* [THE PROBLEM] Skip the pictures and extract all of the lines exactly as written.

* [DATASET SECTION]
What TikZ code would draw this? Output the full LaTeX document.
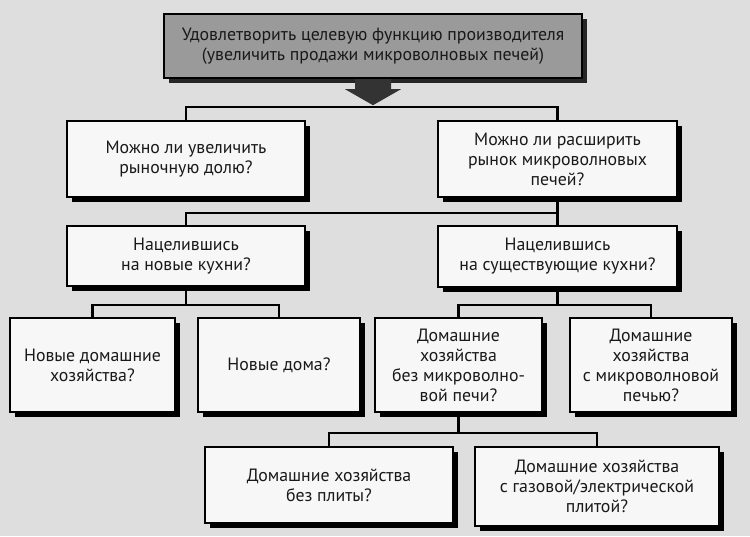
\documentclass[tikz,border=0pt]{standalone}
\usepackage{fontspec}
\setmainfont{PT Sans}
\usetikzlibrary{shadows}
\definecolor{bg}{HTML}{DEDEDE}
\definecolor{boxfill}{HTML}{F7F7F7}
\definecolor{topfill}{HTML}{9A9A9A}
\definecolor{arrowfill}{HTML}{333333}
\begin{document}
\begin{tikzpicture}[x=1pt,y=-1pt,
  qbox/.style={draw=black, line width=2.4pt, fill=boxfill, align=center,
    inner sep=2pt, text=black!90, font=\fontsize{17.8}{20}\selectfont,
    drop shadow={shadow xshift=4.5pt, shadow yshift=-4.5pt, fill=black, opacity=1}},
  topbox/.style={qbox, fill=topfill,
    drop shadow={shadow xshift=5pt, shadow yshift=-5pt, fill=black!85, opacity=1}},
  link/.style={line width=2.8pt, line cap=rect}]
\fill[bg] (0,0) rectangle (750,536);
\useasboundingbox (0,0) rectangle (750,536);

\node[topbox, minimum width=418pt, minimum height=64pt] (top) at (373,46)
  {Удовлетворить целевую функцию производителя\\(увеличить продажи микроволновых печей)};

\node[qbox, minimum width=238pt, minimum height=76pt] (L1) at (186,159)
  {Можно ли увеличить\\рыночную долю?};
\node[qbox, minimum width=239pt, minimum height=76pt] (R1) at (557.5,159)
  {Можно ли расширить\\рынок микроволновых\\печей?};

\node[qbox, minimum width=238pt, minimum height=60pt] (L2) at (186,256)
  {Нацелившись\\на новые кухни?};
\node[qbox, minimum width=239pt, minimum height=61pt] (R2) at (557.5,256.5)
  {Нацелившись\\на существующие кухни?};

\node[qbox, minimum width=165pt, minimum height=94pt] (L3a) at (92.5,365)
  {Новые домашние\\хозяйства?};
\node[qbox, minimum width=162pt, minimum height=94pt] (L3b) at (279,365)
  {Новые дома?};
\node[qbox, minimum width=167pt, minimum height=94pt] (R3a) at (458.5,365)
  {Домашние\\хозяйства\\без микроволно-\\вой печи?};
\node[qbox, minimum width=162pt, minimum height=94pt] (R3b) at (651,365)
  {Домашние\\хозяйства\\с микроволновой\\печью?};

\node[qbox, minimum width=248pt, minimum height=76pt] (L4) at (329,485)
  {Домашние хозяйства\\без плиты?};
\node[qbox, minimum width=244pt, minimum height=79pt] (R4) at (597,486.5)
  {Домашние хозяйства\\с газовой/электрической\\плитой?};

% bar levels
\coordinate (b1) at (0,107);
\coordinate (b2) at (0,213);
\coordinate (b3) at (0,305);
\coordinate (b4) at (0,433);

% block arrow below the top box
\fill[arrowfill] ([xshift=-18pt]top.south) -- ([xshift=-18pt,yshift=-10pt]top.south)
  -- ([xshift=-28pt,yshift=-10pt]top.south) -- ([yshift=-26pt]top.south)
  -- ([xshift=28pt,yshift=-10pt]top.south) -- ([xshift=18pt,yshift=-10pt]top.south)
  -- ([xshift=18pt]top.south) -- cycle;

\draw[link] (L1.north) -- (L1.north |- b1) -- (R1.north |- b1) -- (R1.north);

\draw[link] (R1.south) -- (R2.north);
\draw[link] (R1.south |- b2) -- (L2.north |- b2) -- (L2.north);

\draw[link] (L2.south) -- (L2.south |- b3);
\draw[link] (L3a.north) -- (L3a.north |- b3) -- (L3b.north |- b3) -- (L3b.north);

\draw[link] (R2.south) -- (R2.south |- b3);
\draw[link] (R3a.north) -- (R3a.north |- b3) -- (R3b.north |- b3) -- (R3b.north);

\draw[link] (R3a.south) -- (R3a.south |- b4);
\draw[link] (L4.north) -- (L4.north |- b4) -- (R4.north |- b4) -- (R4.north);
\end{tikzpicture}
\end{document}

* [EXERCISE RESPONSE]
What TikZ code would draw this? Output the full LaTeX document.
\documentclass[tikz,border=0pt]{standalone}
\usepackage{fontspec}
\setmainfont{PT Sans}
\usetikzlibrary{shadows}
\definecolor{bg}{HTML}{DEDEDE}
\definecolor{boxfill}{HTML}{F7F7F7}
\definecolor{topfill}{HTML}{9A9A9A}
\definecolor{arrowfill}{HTML}{333333}
\begin{document}
\begin{tikzpicture}[x=1pt,y=-1pt,
  qbox/.style={draw=black, line width=2.4pt, fill=boxfill, align=center,
    inner sep=2pt, text=black!90, font=\fontsize{17.8}{20}\selectfont,
    drop shadow={shadow xshift=4.5pt, shadow yshift=-4.5pt, fill=black, opacity=1}},
  topbox/.style={qbox, fill=topfill,
    drop shadow={shadow xshift=5pt, shadow yshift=-5pt, fill=black!85, opacity=1}},
  link/.style={line width=2.8pt, line cap=rect}]
\fill[bg] (0,0) rectangle (750,536);
\useasboundingbox (0,0) rectangle (750,536);

\node[topbox, minimum width=418pt, minimum height=64pt] (top) at (373,46)
  {Удовлетворить целевую функцию производителя\\(увеличить продажи микроволновых печей)};

\node[qbox, minimum width=238pt, minimum height=76pt] (L1) at (186,159)
  {Можно ли увеличить\\рыночную долю?};
\node[qbox, minimum width=239pt, minimum height=76pt] (R1) at (557.5,159)
  {Можно ли расширить\\рынок микроволновых\\печей?};

\node[qbox, minimum width=238pt, minimum height=60pt] (L2) at (186,256)
  {Нацелившись\\на новые кухни?};
\node[qbox, minimum width=239pt, minimum height=61pt] (R2) at (557.5,256.5)
  {Нацелившись\\на существующие кухни?};

\node[qbox, minimum width=165pt, minimum height=94pt] (L3a) at (92.5,365)
  {Новые домашние\\хозяйства?};
\node[qbox, minimum width=162pt, minimum height=94pt] (L3b) at (279,365)
  {Новые дома?};
\node[qbox, minimum width=167pt, minimum height=94pt] (R3a) at (458.5,365)
  {Домашние\\хозяйства\\без микроволно-\\вой печи?};
\node[qbox, minimum width=162pt, minimum height=94pt] (R3b) at (651,365)
  {Домашние\\хозяйства\\с микроволновой\\печью?};

\node[qbox, minimum width=248pt, minimum height=76pt] (L4) at (329,485)
  {Домашние хозяйства\\без плиты?};
\node[qbox, minimum width=244pt, minimum height=79pt] (R4) at (597,486.5)
  {Домашние хозяйства\\с газовой/электрической\\плитой?};

% bar levels
\coordinate (b1) at (0,107);
\coordinate (b2) at (0,213);
\coordinate (b3) at (0,305);
\coordinate (b4) at (0,433);

% block arrow below the top box
\fill[arrowfill] ([xshift=-18pt]top.south) -- ([xshift=-18pt,yshift=-10pt]top.south)
  -- ([xshift=-28pt,yshift=-10pt]top.south) -- ([yshift=-26pt]top.south)
  -- ([xshift=28pt,yshift=-10pt]top.south) -- ([xshift=18pt,yshift=-10pt]top.south)
  -- ([xshift=18pt]top.south) -- cycle;

\draw[link] (L1.north) -- (L1.north |- b1) -- (R1.north |- b1) -- (R1.north);

\draw[link] (R1.south) -- (R2.north);
\draw[link] (R1.south |- b2) -- (L2.north |- b2) -- (L2.north);

\draw[link] (L2.south) -- (L2.south |- b3);
\draw[link] (L3a.north) -- (L3a.north |- b3) -- (L3b.north |- b3) -- (L3b.north);

\draw[link] (R2.south) -- (R2.south |- b3);
\draw[link] (R3a.north) -- (R3a.north |- b3) -- (R3b.north |- b3) -- (R3b.north);

\draw[link] (R3a.south) -- (R3a.south |- b4);
\draw[link] (L4.north) -- (L4.north |- b4) -- (R4.north |- b4) -- (R4.north);
\end{tikzpicture}
\end{document}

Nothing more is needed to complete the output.